··· Collected data
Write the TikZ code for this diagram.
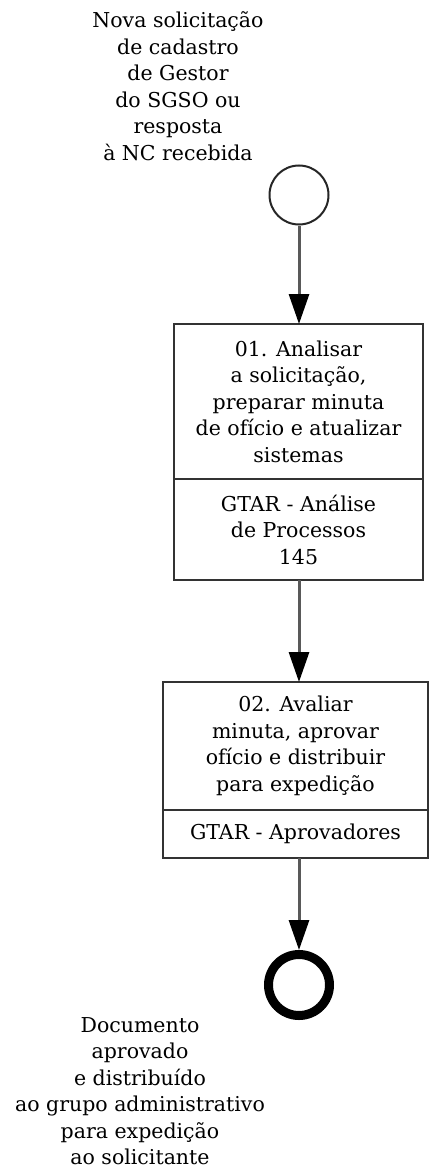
\documentclass[tikz,border=0pt]{standalone}
\usepackage{fontspec}
\setmainfont{DejaVu Serif}
\usetikzlibrary{positioning,arrows.meta}
\tikzset{
    texte/.style={align=center,font=\fontsize{20.5}{26.5}\selectfont},
    debut/.style={circle,draw=black!85,line width=2pt,minimum size=59pt,inner sep=0pt},
    fin/.style={circle,draw=black,line width=9pt,minimum size=61pt,inner sep=0pt},
    tache/.style={texte,rectangle,draw=black!80,line width=2.5pt,outer sep=0pt,inner sep=0pt},
    fleche/.style={draw=black!65,line width=3pt,-{Triangle[width=20pt,length=30pt,color=black]}},
  }
\begin{document}
\begin{tikzpicture}[x=1pt,y=-1pt]
          %cadre
          \useasboundingbox (0,0) rectangle (429,1169);
          %evenements debut et fin
          \node[debut] (D) at (299,195) {};
          \node[fin] (F) at (299,985) {};
          \node[texte] (lD) at (178,86) {Nova solicitação\\de cadastro\\de Gestor\\do SGSO ou\\resposta\\à NC recebida};
          \node[texte] (lF) at (140,1091) {Documento\\aprovado\\e distribuído\\ao grupo administrativo\\para expedição\\ao solicitante};
          %taches
          \node[tache,minimum width=249pt,minimum height=155pt] (T1) at (298.5,401.5) {01. Analisar\\a solicitação,\\preparar minuta\\de ofício e atualizar\\sistemas};
          \node[tache,minimum width=249pt,minimum height=101pt,below=0pt of T1] (R1) {GTAR - Análise\\de Processos\\145};
          \node[tache,minimum width=265pt,minimum height=128pt] (T2) at (295.5,746) {02. Avaliar\\minuta, aprovar\\ofício e distribuir\\para expedição};
          \node[tache,minimum width=265pt,minimum height=48pt,below=0pt of T2] (R2) {GTAR - Aprovadores};
          %fleches
          \draw[fleche] (D.south) -- (T1.north -| D);
          \draw[fleche] (R1.south -| D) -- (T2.north -| D);
          \draw[fleche] (R2.south -| F) -- (F.north);
\end{tikzpicture}
\end{document}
······
Aim:
Copy out all of the data word for word. Do not carry over any picture.

Reply to the task:
Write the TikZ code for this diagram.
\documentclass[tikz,border=0pt]{standalone}
\usepackage{fontspec}
\setmainfont{DejaVu Serif}
\usetikzlibrary{positioning,arrows.meta}
\tikzset{
    texte/.style={align=center,font=\fontsize{20.5}{26.5}\selectfont},
    debut/.style={circle,draw=black!85,line width=2pt,minimum size=59pt,inner sep=0pt},
    fin/.style={circle,draw=black,line width=9pt,minimum size=61pt,inner sep=0pt},
    tache/.style={texte,rectangle,draw=black!80,line width=2.5pt,outer sep=0pt,inner sep=0pt},
    fleche/.style={draw=black!65,line width=3pt,-{Triangle[width=20pt,length=30pt,color=black]}},
  }
\begin{document}
\begin{tikzpicture}[x=1pt,y=-1pt]
          %cadre
          \useasboundingbox (0,0) rectangle (429,1169);
          %evenements debut et fin
          \node[debut] (D) at (299,195) {};
          \node[fin] (F) at (299,985) {};
          \node[texte] (lD) at (178,86) {Nova solicitação\\de cadastro\\de Gestor\\do SGSO ou\\resposta\\à NC recebida};
          \node[texte] (lF) at (140,1091) {Documento\\aprovado\\e distribuído\\ao grupo administrativo\\para expedição\\ao solicitante};
          %taches
          \node[tache,minimum width=249pt,minimum height=155pt] (T1) at (298.5,401.5) {01. Analisar\\a solicitação,\\preparar minuta\\de ofício e atualizar\\sistemas};
          \node[tache,minimum width=249pt,minimum height=101pt,below=0pt of T1] (R1) {GTAR - Análise\\de Processos\\145};
          \node[tache,minimum width=265pt,minimum height=128pt] (T2) at (295.5,746) {02. Avaliar\\minuta, aprovar\\ofício e distribuir\\para expedição};
          \node[tache,minimum width=265pt,minimum height=48pt,below=0pt of T2] (R2) {GTAR - Aprovadores};
          %fleches
          \draw[fleche] (D.south) -- (T1.north -| D);
          \draw[fleche] (R1.south -| D) -- (T2.north -| D);
          \draw[fleche] (R2.south -| F) -- (F.north);
\end{tikzpicture}
\end{document}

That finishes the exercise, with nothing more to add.